Mammalian preimplantation embryo development is a complex sequence of events. This period of development is sensitive to oxygen (O(2)) levels that can affect various cellular processes. We compared the influence of O(2) tension by culturing embryos either in normoxic (20% O(2)) or physiological hypoxic (6% O(2)) conditions, or sequential low O(2) concentration starting with 6% O(2) until 16-cell stage and then switching to ultrahypoxic conditions (2% O(2)). Due to ethical concerns, we used bovine as an animal model with a good similarity of embryogenesis to human. We found that the cleavage rate was not affected by O(2) levels but there was a clear difference in blastocyst formation rate.

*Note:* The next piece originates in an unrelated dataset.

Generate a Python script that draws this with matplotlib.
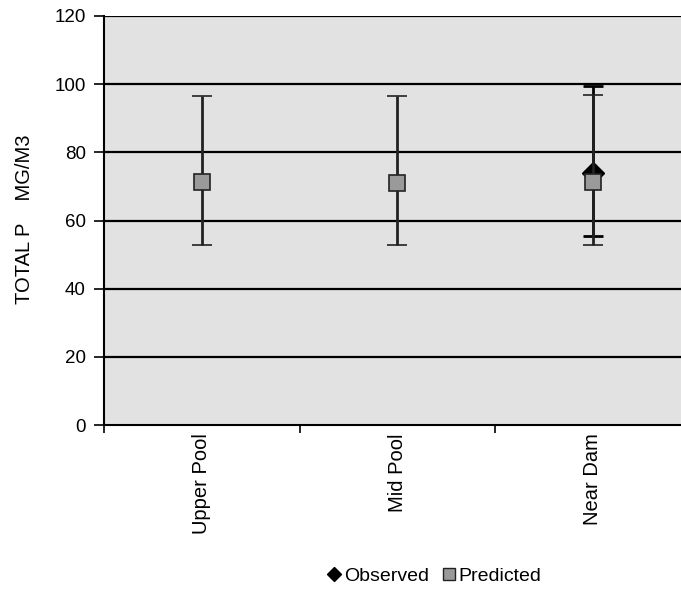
import matplotlib
matplotlib.use("Agg")
import matplotlib.pyplot as plt
from matplotlib.lines import Line2D
import numpy as np

categories = ["Upper Pool", "Mid Pool", "Near Dam"]
predicted = [71.3, 71.0, 71.3]
pred_low = [52.8, 52.8, 52.8]
pred_high = [96.5, 96.5, 96.7]
obs_cats = ["Near Dam"]
observed = [73.8]
obs_low = [55.4]
obs_high = [99.4]
yticks = [0, 20, 40, 60, 80, 100, 120]

plt.rcParams['font.family'] = ['Liberation Sans', 'DejaVu Sans']

fig = plt.figure(figsize=(6.81, 5.89), dpi=100)
W, H = 681, 589
left, right, top, bottom = 104, 690.5, 16, 425
ax = fig.add_axes([left / W, 1 - bottom / H, (right - left) / W, (bottom - top) / H])
ax.set_facecolor('#e2e2e2')

x = np.arange(len(categories))
ax.set_xlim(-0.5, len(categories) - 0.5)
ax.set_ylim(0, 120)

for v in yticks[1:]:
    ax.axhline(v, color='black', lw=1.6, zorder=1)

# observed
ox = [categories.index(c) for c in obs_cats]
ax.errorbar(ox, observed,
            yerr=[np.array(observed) - np.array(obs_low), np.array(obs_high) - np.array(observed)],
            fmt='D', color='black', ms=11, ecolor='black', elinewidth=2, capsize=7, capthick=2,
            zorder=3)
# predicted
ax.errorbar(x, predicted,
            yerr=[np.array(predicted) - np.array(pred_low), np.array(pred_high) - np.array(predicted)],
            fmt='s', mfc='#9a9a9a', mec='#222222', mew=1.2, ms=12, ecolor='#222222',
            elinewidth=2, capsize=7, capthick=2, zorder=4)

ax.set_yticks(yticks)
ax.set_yticklabels([str(v) for v in yticks], fontsize=13.5)
ax.set_xticks([-0.5, 0.5, 1.5])
ax.set_xticklabels([])
ax.tick_params(axis='x', length=6, width=1.2, direction='out')
ax.tick_params(axis='y', length=7, width=1.2, direction='out', pad=6)
for i, c in enumerate(categories):
    ax.text(i, -2.5, c, rotation=90, ha='center', va='top', fontsize=14.5)

for s in ['top', 'right']:
    ax.spines[s].set_visible(False)
ax.spines['left'].set_linewidth(1.5)
ax.spines['bottom'].set_linewidth(1.5)

fig.text(24 / W, 1 - 219 / H, "TOTAL P    MG/M3", rotation=90, ha='center', va='center', fontsize=14.5)

handles = [Line2D([], [], marker='D', color='black', ls='none', ms=7),
           Line2D([], [], marker='s', mfc='#9a9a9a', mec='#222222', ls='none', ms=8)]
fig.legend(handles, ["Observed", "Predicted"], loc='center', bbox_to_anchor=(433 / W, 1 - 576 / H),
           ncol=2, frameon=False, fontsize=14, handletextpad=0.0, columnspacing=0.5,
           handlelength=1.0)

fig.savefig("out.png", dpi=100)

In hypoxia, 36% of embryos reached blastocyst stage while in normoxia only 13%. In ultrahypoxia conditions only 4.6% of embryos developed up to blastocyst stage. Transcriptomic profiles showed that normoxic conditions slowed down oocyte transcript degradation which is a prerequisite for reprogramming of the embryonic cell lineages. There were also clear differences in the expression of key metabolic enzymes between hypoxic and normoxic conditions at the blastocyst stage. Both hypoxic and ultrahypoxic conditions seemed to induce appropriate energy production by upregulating genes involved in glycolysis and lipid metabolism typical to in vivo embryos. In contrast, normoxic conditions failed to upregulate glycolysis genes and only depended on oxidative phosphorylation metabolism. We conclude that constant hypoxia culture of in vitro embryos provided the highest blastocyst formation rate and appropriate energy metabolism. Normoxia altered the energy metabolism and decreased the blastocyst formation rate. Even though ultrahypoxia at blastocyst stage resulted in the lowest blastocyst formation, the transcriptional profile of surviving embryos was normal.